# Imports

In [None]:
### imports pt1
import numpy as np
import pandas as pd
import seaborn as sns
import matplotlib.pyplot as plt

# save to file
from joblib import dump

In [None]:
### imports pt2
# sklearn stuff
# NB! depending on your setup it may be necessary to install C++ build tools in order to install sklearn
# this is possible through the VS installer as (roughly) described here: https://wiki.python.org/moin/WindowsCompilers
from sklearn.model_selection import train_test_split
from sklearn.preprocessing import StandardScaler, OneHotEncoder, FunctionTransformer
from sklearn.compose import ColumnTransformer
from sklearn.linear_model import PoissonRegressor

## Definitions

In [None]:
### load csv and format it appropriately
def load_dataset(file='Case_study_data_v1.csv'):
    df = pd.read_csv(file, sep=';', dtype={
        'parameter_1':'category',
        'parameter_5':'category',
        'parameter_6':'category',
        'parameter_7':'category',
        'parameter_8':'category',
        'parameter_9':'category'
    })
    
    return df

In [None]:
### check distribution of variables, plus claim rate per value of variable
def check_parameter(df, par):
    df_agg = df.groupby(par, as_index=False).sum()
    df_agg['claims_rate'] = df_agg['nr_claims']/df_agg['exposure']

    print(df_agg[[par,'exposure','nr_claims','claims_rate']])

    fig, ax1 = plt.subplots()
    ax2 = ax1.twinx()
    
    sns.barplot(data=df_agg, x=par, y='exposure', ax=ax1)
    # a bit of a seaborn hack for two plots on same x-axis
    sns.scatterplot(data=df_agg, x=np.arange(0,len(df_agg)), y='claims_rate', ax=ax2)
    
    plt.show()
    
    return df_agg

In [None]:
### check distribution of variables, plus claim rate per value of variable
def check_parameter_predict(df, par):
    df_agg = df.groupby(par, as_index=False).sum()
    df_agg['claims_rate'] = df_agg['nr_claims']/df_agg['exposure']
    df_agg['claims_rate_predict'] = df_agg['nr_claims_predict']/df_agg['exposure']

    print(df_agg[[par,'nr_claims','nr_claims_predict','claims_rate','claims_rate_predict']])

    fig, axes = plt.subplots(1,2,figsize=(15,5))
    
    # plot predicted rates vs observed rates in each category
    idx_series = pd.Index(df_agg[par])
    df_series = df_agg[['claims_rate','claims_rate_predict']].set_index(idx_series)

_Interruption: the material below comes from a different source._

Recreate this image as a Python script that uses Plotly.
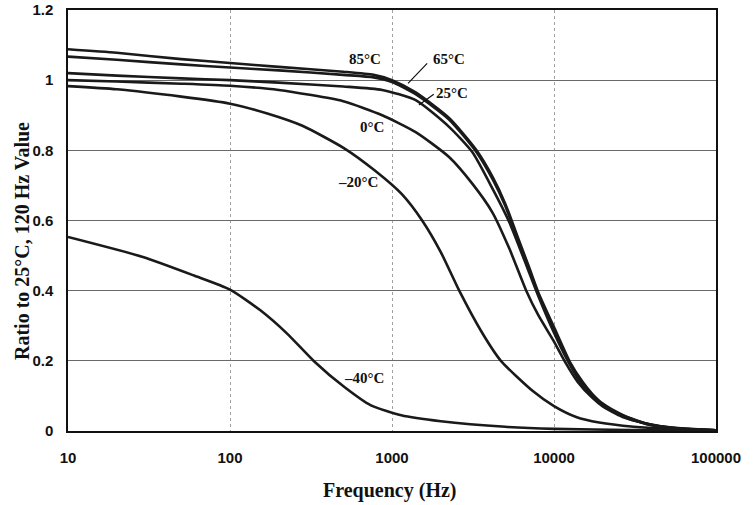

    sns.scatterplot(data=df_series, ax=axes[0])
    
    # the normal plot from check_training()
    sns.barplot(data=df_agg, x=par, y='exposure', ax=axes[1])
    # a bit of a seaborn hack for two plots on same x-axis
    sns.scatterplot(data=df_agg, x=np.arange(0,len(df_agg)), y='claims_rate', ax=axes[1].twinx())    
    
    plt.show()
    
    return df_agg

In [None]:
def prep_data(df):
    df['claims_rate'] = df['nr_claims']/df['exposure']
    # exposure zero. could aggregate across features, which would make sense if those rows had exp>0
    # i can't tell that from the data though, so i just remove these rows
    df = df[df['exposure']>0]
    
    X = df.drop(columns=['exposure','nr_claims','claims_rate'])
    y, w = df['claims_rate'], df['exposure']
    
    return X, y, w

In [None]:
### split dataset into train/score (if necessary) and rescale/encode variables
def split_prep_data(df, num_feat, cat_feat, split=True):
    X, y, w = prep_data(df)
    
    big_transformer = ColumnTransformer(
    [
        # want to rescale numerical features to mean=0 var=1
        ('num', StandardScaler(), num_feat),
        
        # want to one-hot encode categorical features
        # TODO: OneHotEncoder() supports array argument to drop= 
            # this will specify which category should be dropped (baseline category)
            # ideally this would be category with most exposure
        ('cat', OneHotEncoder(handle_unknown='ignore',drop='first'), cat_feat)
    ]
    )

    if split:
        X_train, X_test, y_train, y_test, w_train, w_test = train_test_split(X, y, w, test_size=0.25, random_state=1337)
    else:
        X_train, X_test, y_train, y_test, w_train, w_test = X, None, y, None, w, None
    
    big_transformer.fit(X_train)
    
    return X_train, X_test, y_train, y_test, w_train, w_test, big_transformer

In [None]:
def train_model(X_train, y_train, w_train):
    # log-link Poisson GLM
    model = PoissonRegressor(max_iter=5000, alpha=1e-3)
    
    model.fit(X_train, y_train, sample_weight=w_train)
    
    return model

# Load dataset and look at it

In [None]:
df = load_dataset()

In [None]:
df

In [None]:
df.info()
df.describe()

In [None]:
# checking how exposure/varies across variables
df_agg = check_parameter(df, 'parameter_4')

# Program

In [None]:
# set to False to use ALL of case data for training. otherwise test data is saved
split_case_data = True

num_feat = ['parameter_2', 'parameter_3', 'parameter_4']
# ignore parameter_1 for now as it is too messy (groups too small).
# if i knew what it represented i could possibly do some groupings
cat_feat = ['parameter_5', 'parameter_6', 'parameter_7', 'parameter_8', 'parameter_9']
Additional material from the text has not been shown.